Synaptic Weight Distributions Depend on the Geometry of Plasticity
Roman Pogodin, Jonathan Cornford, Arna Ghosh, Gauthier Gidel, Guillaume Lajoie, Blake Richards
TL;DR
The paper investigates how the geometry of synaptic plasticity affects learning by framing synaptic updates through mirror descent, where the distance in weight space is defined by a potential $\phi$ rather than the Euclidean $L^2$ norm. It proves that, under small updates and mild assumptions, final weight distributions are shaped by the geometry via a Gaussian dual-space term, enabling geometry identification if a dual representation yields Gaussian changes. The authors connect this theory to empirical observations of log-normal synaptic weights and show that correct non-Euclidean geometries produce Gaussian dual-space updates, while incorrect geometries yield non-Gaussian changes, providing a practical test using pre/post-learning weight distributions.

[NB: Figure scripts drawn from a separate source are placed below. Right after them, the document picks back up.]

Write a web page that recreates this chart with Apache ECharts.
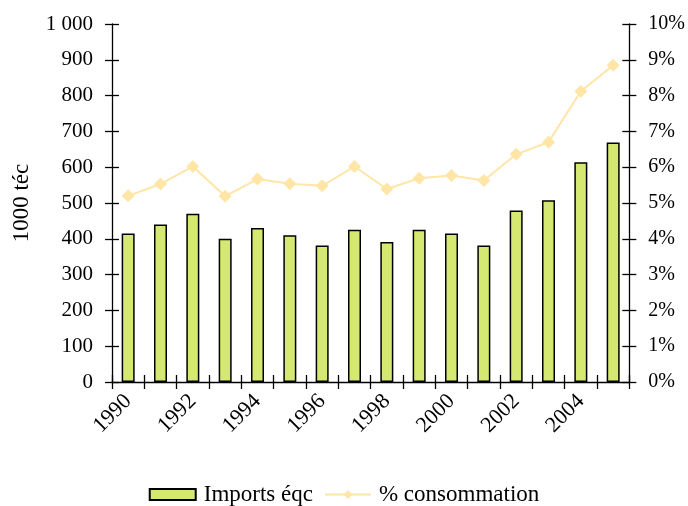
<!DOCTYPE html>
<html>
<head>
<meta charset="utf-8">
<script src="https://cdn.jsdelivr.net/npm/echarts@6/dist/echarts.min.js"></script>
<style>
  html, body { margin: 0; padding: 0; background: #ffffff; }
  #chart { width: 688px; height: 506px; }
</style>
</head>
<body>
<div id="chart"></div>
<script>
// Years on the category axis
const years = ['1990','1991','1992','1993','1994','1995','1996','1997',
               '1998','1999','2000','2001','2002','2003','2004','2005'];
// Imports, thousand tonnes coal equivalent
const imports = [415, 440, 470, 400, 430, 410, 381, 425,
                 391, 425, 415, 381, 479, 508, 614, 669];
// Share of consumption, percent
const shareConsumption = [5.2, 5.53, 6.02, 5.19, 5.67, 5.54, 5.48, 6.02,
                          5.39, 5.69, 5.77, 5.63, 6.36, 6.70, 8.12, 8.85];

const FONT = 'Liberation Serif';
const tickTxt = { color: '#000', fontFamily: FONT, fontSize: 20 };
const bigTxt = { color: '#000', fontFamily: FONT, fontSize: 23 };

const chart = echarts.init(document.getElementById('chart'), null, { renderer: 'canvas' });

const axisLineStyle = { show: true, lineStyle: { color: '#000', width: 1.3 } };
const hiddenLine = { show: true, lineStyle: { color: 'rgba(0,0,0,0)', width: 1 } };
const tickStyle = { color: '#000', width: 1.3 };

chart.setOption({
  animation: false,
  backgroundColor: '#ffffff',
  grid: { left: 112, right: 56, top: 24, bottom: 124 },
  legend: {
    top: 478,
    left: 'center',
    itemWidth: 46,
    itemHeight: 11,
    itemGap: 11,
    textStyle: { ...bigTxt, padding: [0, 0, 0, 3] },
    data: [
      { name: 'Imports éqc', icon: 'rect' },
      { name: '% consommation' }
    ]
  },
  xAxis: [
    {
      type: 'category',
      data: years,
      position: 'bottom',
      axisLine: axisLineStyle,
      axisTick: { show: true, inside: false, length: 7, interval: 0, lineStyle: tickStyle },
      axisLabel: { ...tickTxt, fontSize: 22, interval: 1, rotate: 45, margin: 16 },
      splitLine: { show: false }
    },
    {
      type: 'category',
      data: years,
      position: 'bottom',
      axisLine: hiddenLine,
      axisTick: { show: true, inside: true, length: 7, interval: 0, lineStyle: tickStyle },
      axisLabel: { show: false },
      splitLine: { show: false }
    }
  ],
  yAxis: [
    {
      type: 'value',
      position: 'left',
      min: 0, max: 1000, interval: 100,
      name: '1000 téc',
      nameLocation: 'middle',
      nameGap: 79,
      nameRotate: 90,
      nameTextStyle: bigTxt,
      axisLine: axisLineStyle,
      axisTick: { show: true, inside: false, length: 7, lineStyle: tickStyle },
      axisLabel: {
        ...tickTxt, fontSize: 21, margin: 19,
        formatter: v => String(v).replace(/\B(?=(\d{3})+(?!\d))/g, ' ')
      },
      splitLine: { show: false }
    },
    {
      type: 'value',
      position: 'right',
      min: 0, max: 10, interval: 1,
      axisLine: axisLineStyle,
      axisTick: { show: true, inside: false, length: 7, lineStyle: tickStyle },
      axisLabel: { ...tickTxt, margin: 19, formatter: v => v + '%' },
      splitLine: { show: false }
    },
    {
      type: 'value',
      position: 'left',
      min: 0, max: 1000, interval: 100,
      axisLine: hiddenLine,
      axisTick: { show: true, inside: true, length: 7, lineStyle: tickStyle },
      axisLabel: { show: false },
      splitLine: { show: false }
    },
    {
      type: 'value',
      position: 'right',
      min: 0, max: 10, interval: 1,
      axisLine: hiddenLine,
      axisTick: { show: true, inside: true, length: 7, lineStyle: tickStyle },
      axisLabel: { show: false },
      splitLine: { show: false }
    }
  ],
  series: [
    {
      name: 'Imports éqc',
      type: 'bar',
      xAxisIndex: 0,
      yAxisIndex: 0,
      data: imports,
      barWidth: 13,
      itemStyle: { color: '#d4e872', borderColor: '#000', borderWidth: 1.5 },
      z: 2
    },
    {
      name: '% consommation',
      type: 'line',
      xAxisIndex: 0,
      yAxisIndex: 1,
      data: shareConsumption,
      symbol: 'diamond',
      symbolSize: 13,
      lineStyle: { color: '#ffe6a6', width: 2 },
      itemStyle: { color: '#ffe6a6' },
      z: 3
    }
  ]
});
</script>
</body>
</html>
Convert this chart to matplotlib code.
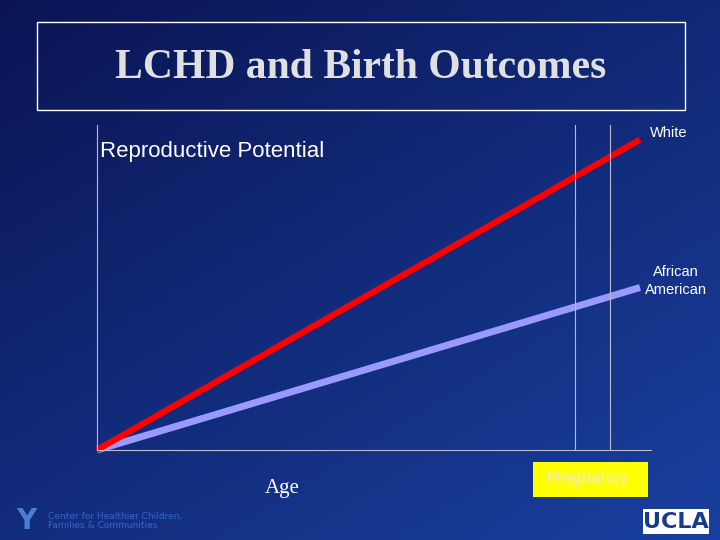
import numpy as np
import matplotlib
matplotlib.use("Agg")
import matplotlib.pyplot as plt
from matplotlib.patches import Rectangle

# Data (relative age 0..1 -> reproductive potential 0..1)
age = [0.0, 1.0]
white = [0.0, 0.955]
african_american = [0.0, 0.50]
pregnancy_lines = [0.88, 0.945]

fig = plt.figure(figsize=(7.2, 5.4), dpi=100)
bg = fig.add_axes([0, 0, 1, 1])
bg.set_xlim(0, 720); bg.set_ylim(540, 0); bg.axis("off")
yy, xx = np.mgrid[0:540, 0:720]
t = np.clip(0.55 * yy / 540 + 0.45 * xx / 720, 0, 1)
c0 = np.array([0.04, 0.08, 0.33]); c1 = np.array([0.10, 0.25, 0.62])
img = c0 + (c1 - c0) * t[..., None]
bg.imshow(img, extent=(0, 720, 540, 0), aspect="auto", zorder=0)
bg.add_patch(Rectangle((37, 22), 648, 88, fill=False, ec="white", lw=1, zorder=2))
bg.text(361, 68, "LCHD and Birth Outcomes", color="#e0e0e0", fontsize=30,
        family="Liberation Serif", fontweight="bold", ha="center", va="center")
bg.text(100, 152, "Reproductive Potential", color="white", fontsize=16,
        family="Liberation Sans", va="center")
bg.text(650, 133, "White", color="white", fontsize=10.5, family="Liberation Sans",
        va="center")
bg.text(676, 281, "African\nAmerican", color="white", fontsize=10.5, va="center",
        family="Liberation Sans", ha="center", linespacing=1.3)
bg.text(282, 488, "Age", color="white", fontsize=15, family="Liberation Serif",
        ha="center", va="center")
bg.add_patch(Rectangle((533, 462), 115, 35, fc="#ffff00", ec="none", zorder=2))
bg.text(588, 478, "Pregnancy", color="#f0f0a0", fontsize=11.5, fontweight="bold",
        family="Liberation Sans", ha="center", va="center", zorder=3)
bg.text(48, 521, "Center for Healthier Children,\nFamilies & Communities",
        color="#3366cc", fontsize=6.5, va="center", linespacing=1.0)
bg.text(26, 521, "Y", color="#4a7fd0", fontsize=20, fontweight="bold",
        ha="center", va="center")
bg.add_patch(Rectangle((643, 509), 66, 25, fc="white", ec="none", zorder=2))
bg.text(676, 522, "UCLA", color="#1a3a8c", fontsize=16, fontweight="bold",
        ha="center", va="center", zorder=3)

ax = fig.add_axes([97/720, 1 - 450/540, (640 - 97)/720, (450 - 125)/540])
ax.patch.set_alpha(0)
ax.set_xlim(0, 1); ax.set_ylim(0, 1)
ax.plot(age, african_american, color="#9999ff", lw=5, solid_capstyle="butt", clip_on=False)
ax.plot(age, white, color="#ff0000", lw=4.5, solid_capstyle="butt", clip_on=False)
for x in pregnancy_lines:
    ax.axvline(x, color="#bbbbcc", lw=0.8)
for s in ["top", "right"]:
    ax.spines[s].set_visible(False)
ax.spines["left"].set_color("#bbbbcc"); ax.spines["bottom"].set_color("#bbbbcc")
ax.spines["bottom"].set_bounds(0, 1.02)
ax.set_xticks([]); ax.set_yticks([])
fig.savefig("out.png", dpi=100)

Overall, the work offers a principled method to infer the brain’s synaptic geometry from data and suggests non-Euclidean geometries may better explain synaptic statistics across cortical areas, with implications for modeling learning in neuroscience.
Abstract
A growing literature in computational neuroscience leverages gradient descent and learning algorithms that approximate it to study synaptic plasticity in the brain. However, the vast majority of this work ignores a critical underlying assumption: the choice of distance for synaptic changes - i.e. the geometry of synaptic plasticity. Gradient descent assumes that the distance is Euclidean, but many other distances are possible, and there is no reason that biology necessarily uses Euclidean geometry. Here, using the theoretical tools provided by mirror descent, we show that the distribution of synaptic weights will depend on the geometry of synaptic plasticity. We use these results to show that experimentally-observed log-normal weight distributions found in several brain areas are not consistent with standard gradient descent (i.e. a Euclidean geometry), but rather with non-Euclidean distances. Finally, we show that it should be possible to experimentally test for different synaptic geometries by comparing synaptic weight distributions before and after learning. Overall, our work shows that the current paradigm in theoretical work on synaptic plasticity that assumes Euclidean synaptic geometry may be misguided and that it should be possible to experimentally determine the true geometry of synaptic plasticity in the brain.